REQUEST –
Extract the full listing verbatim and drop any pictures from your copy.

AVAILABLE DATA –
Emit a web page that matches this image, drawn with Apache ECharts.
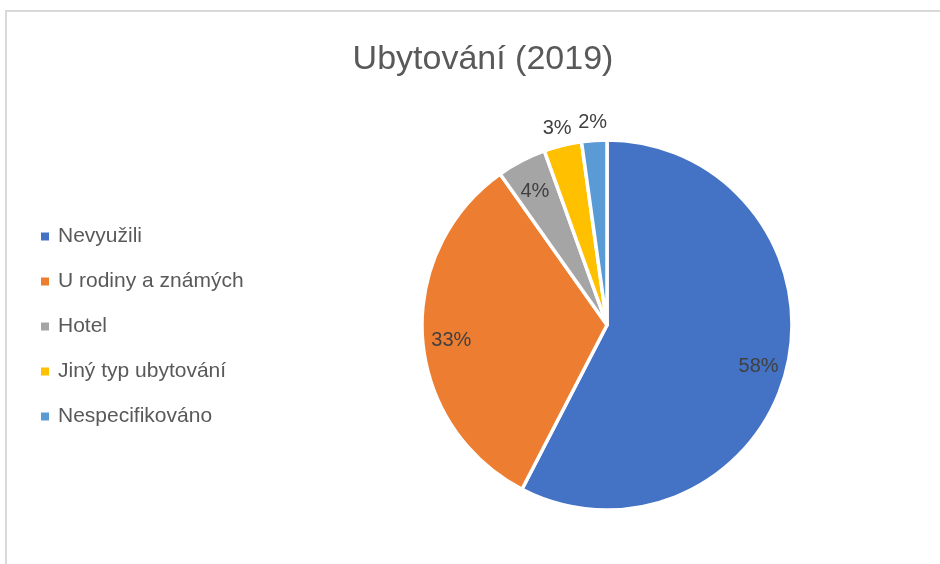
<!DOCTYPE html>
<html>
<head>
<meta charset="utf-8">
<script src="https://cdn.jsdelivr.net/npm/echarts@6/dist/echarts.min.js"></script>
<style>
  html, body { margin: 0; padding: 0; background: #fff; }
  #frame {
    position: absolute;
    left: 5px;
    top: 10px;
    width: 940px;
    height: 560px;
    border-top: 2px solid #d9d9d9;
    border-left: 2px solid #d9d9d9;
  }
  #chart { position: absolute; left: 0; top: 0; width: 940px; height: 564px; }
</style>
</head>
<body>
<div id="frame"></div>
<div id="chart"></div>
<script>
// data
const categories = ['Nevyužili', 'U rodiny a známých', 'Hotel', 'Jiný typ ubytování', 'Nespecifikováno']
const shares = [57.6, 32.6, 4.3, 3.3, 2.2]
const colors = ['#4472C4', '#ED7D31', '#A5A5A5', '#FFC000', '#5B9BD5']
// which labels sit inside the slice, which above it
const labelInside = [true, true, true, false, false]

const chart = echarts.init(document.getElementById('chart'))

const fontFamily = 'Liberation Sans, Arial, sans-serif'
const center = [607, 325]

function pctLabel(p) {
  return Math.round(p.percent) + '%'
}

// invisible ring, only used to put the labels at a given radius
function labelRing(radius, showFn) {
  return {
    type: 'pie',
    silent: true,
    center: center,
    radius: radius,
    startAngle: 90,
    avoidLabelOverlap: false,
    itemStyle: { color: 'rgba(0,0,0,0)' },
    labelLine: { show: false },
    emphasis: { disabled: true },
    data: categories.map(function (name, i) {
      return {
        name: name,
        value: shares[i],
        label: {
          show: showFn(i),
          position: 'inside',
          formatter: pctLabel,
          offset: [0, 5],
          color: '#404040',
          fontSize: 20,
          fontFamily: fontFamily
        }
      }
    })
  }
}

const option = {
  animation: false,
  color: colors,
  title: {
    text: 'Ubytování (2019)',
    left: 478,
    top: 38,
    textAlign: 'center',
    textStyle: {
      color: '#595959',
      fontSize: 34,
      fontWeight: 'normal',
      fontFamily: fontFamily
    }
  },
  legend: {
    orient: 'vertical',
    left: 39,
    top: 226,
    padding: 0,
    icon: 'rect',
    itemWidth: 10,
    itemHeight: 10,
    itemGap: 24,
    data: categories,
    textStyle: {
      color: '#595959',
      fontSize: 21,
      lineHeight: 21,
      fontFamily: fontFamily,
      padding: [0, 0, 0, 3]
    }
  },
  series: [
    {
      name: 'Ubytování',
      type: 'pie',
      center: center,
      radius: 185,
      startAngle: 90,
      itemStyle: { borderColor: '#fff', borderWidth: 3.5 },
      label: { show: false },
      labelLine: { show: false },
      emphasis: { scale: false },
      data: categories.map(function (name, i) {
        return { name: name, value: shares[i] }
      })
    },
    labelRing([140, 166], function (i) { return labelInside[i] }),
    labelRing([195, 215], function (i) { return !labelInside[i] })
  ]
}

chart.setOption(option)
</script>
</body>
</html>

EXERCISE OUTPUT –
Emit a web page that matches this image, drawn with Apache ECharts.
<!DOCTYPE html>
<html>
<head>
<meta charset="utf-8">
<script src="https://cdn.jsdelivr.net/npm/echarts@6/dist/echarts.min.js"></script>
<style>
  html, body { margin: 0; padding: 0; background: #fff; }
  #frame {
    position: absolute;
    left: 5px;
    top: 10px;
    width: 940px;
    height: 560px;
    border-top: 2px solid #d9d9d9;
    border-left: 2px solid #d9d9d9;
  }
  #chart { position: absolute; left: 0; top: 0; width: 940px; height: 564px; }
</style>
</head>
<body>
<div id="frame"></div>
<div id="chart"></div>
<script>
// data
const categories = ['Nevyužili', 'U rodiny a známých', 'Hotel', 'Jiný typ ubytování', 'Nespecifikováno']
const shares = [57.6, 32.6, 4.3, 3.3, 2.2]
const colors = ['#4472C4', '#ED7D31', '#A5A5A5', '#FFC000', '#5B9BD5']
// which labels sit inside the slice, which above it
const labelInside = [true, true, true, false, false]

const chart = echarts.init(document.getElementById('chart'))

const fontFamily = 'Liberation Sans, Arial, sans-serif'
const center = [607, 325]

function pctLabel(p) {
  return Math.round(p.percent) + '%'
}

// invisible ring, only used to put the labels at a given radius
function labelRing(radius, showFn) {
  return {
    type: 'pie',
    silent: true,
    center: center,
    radius: radius,
    startAngle: 90,
    avoidLabelOverlap: false,
    itemStyle: { color: 'rgba(0,0,0,0)' },
    labelLine: { show: false },
    emphasis: { disabled: true },
    data: categories.map(function (name, i) {
      return {
        name: name,
        value: shares[i],
        label: {
          show: showFn(i),
          position: 'inside',
          formatter: pctLabel,
          offset: [0, 5],
          color: '#404040',
          fontSize: 20,
          fontFamily: fontFamily
        }
      }
    })
  }
}

const option = {
  animation: false,
  color: colors,
  title: {
    text: 'Ubytování (2019)',
    left: 478,
    top: 38,
    textAlign: 'center',
    textStyle: {
      color: '#595959',
      fontSize: 34,
      fontWeight: 'normal',
      fontFamily: fontFamily
    }
  },
  legend: {
    orient: 'vertical',
    left: 39,
    top: 226,
    padding: 0,
    icon: 'rect',
    itemWidth: 10,
    itemHeight: 10,
    itemGap: 24,
    data: categories,
    textStyle: {
      color: '#595959',
      fontSize: 21,
      lineHeight: 21,
      fontFamily: fontFamily,
      padding: [0, 0, 0, 3]
    }
  },
  series: [
    {
      name: 'Ubytování',
      type: 'pie',
      center: center,
      radius: 185,
      startAngle: 90,
      itemStyle: { borderColor: '#fff', borderWidth: 3.5 },
      label: { show: false },
      labelLine: { show: false },
      emphasis: { scale: false },
      data: categories.map(function (name, i) {
        return { name: name, value: shares[i] }
      })
    },
    labelRing([140, 166], function (i) { return labelInside[i] }),
    labelRing([195, 215], function (i) { return !labelInside[i] })
  ]
}

chart.setOption(option)
</script>
</body>
</html>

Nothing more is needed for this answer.